Et le langage unique qui liait Soualï à Nekeli, Nekeli à Soulaï, disparait au fil des morts et des « missions ».
Le roman ne perd cependant jamais de vue cette petite lueur, même vacillante. Celle de l’amour et de l’humanité.
Une larme roule sur sa joue, dévale jusqu’à son menton. Il la regarde tomber, je la regarde moi aussi.
Elle goutte.
Elle chute.
Elle atterrit sur son poing tout crispé de doigts.
Il les ouvre.
Un
à
un.
Sur sa paume.
Un caillou.
Un galet rose de la rivière de chez nous.
Il a une forme singulière et ressemble à deux minuscules poissons qui se seraient collés incrustés tête-bêche.

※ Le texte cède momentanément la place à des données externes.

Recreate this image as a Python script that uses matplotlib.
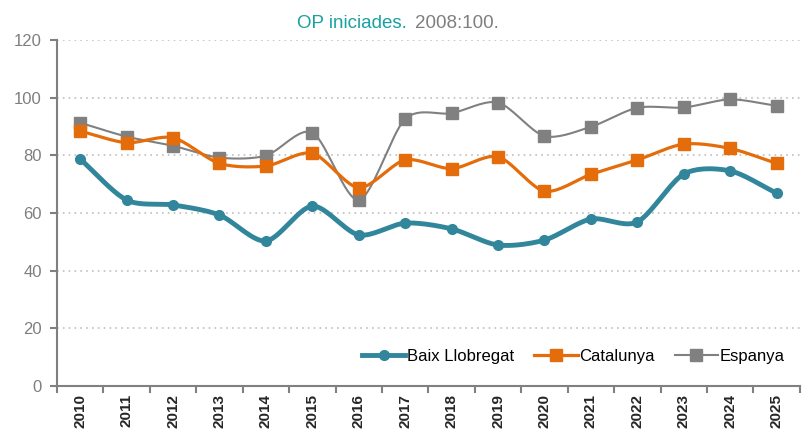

Deux poissons jumeaux.
Car l’histoire de Nekeli résiste à la nuit et pose un espoir coloré sur le destin des enfants-soldats.
Pourquoi lire Guerrière ?
Lire Guerrière c'est traverser des tempêtes de morts et des orages destructeurs de corps et d'âmes. Mais c'est aussi puiser dans la douceur d'une main ou d'un regard ami pour trouver la force, la rage, de résister. Cécile Alix, une nouvelle fois, nous offre une expérience de lecture qui va chercher dans les entrailles et au plus profond du coeur humain.
Pour ne pas oublier qui sont ses enfants-soldats. Ne pas oublier que ce sont des enfants et que leur avenir peut être lumineux.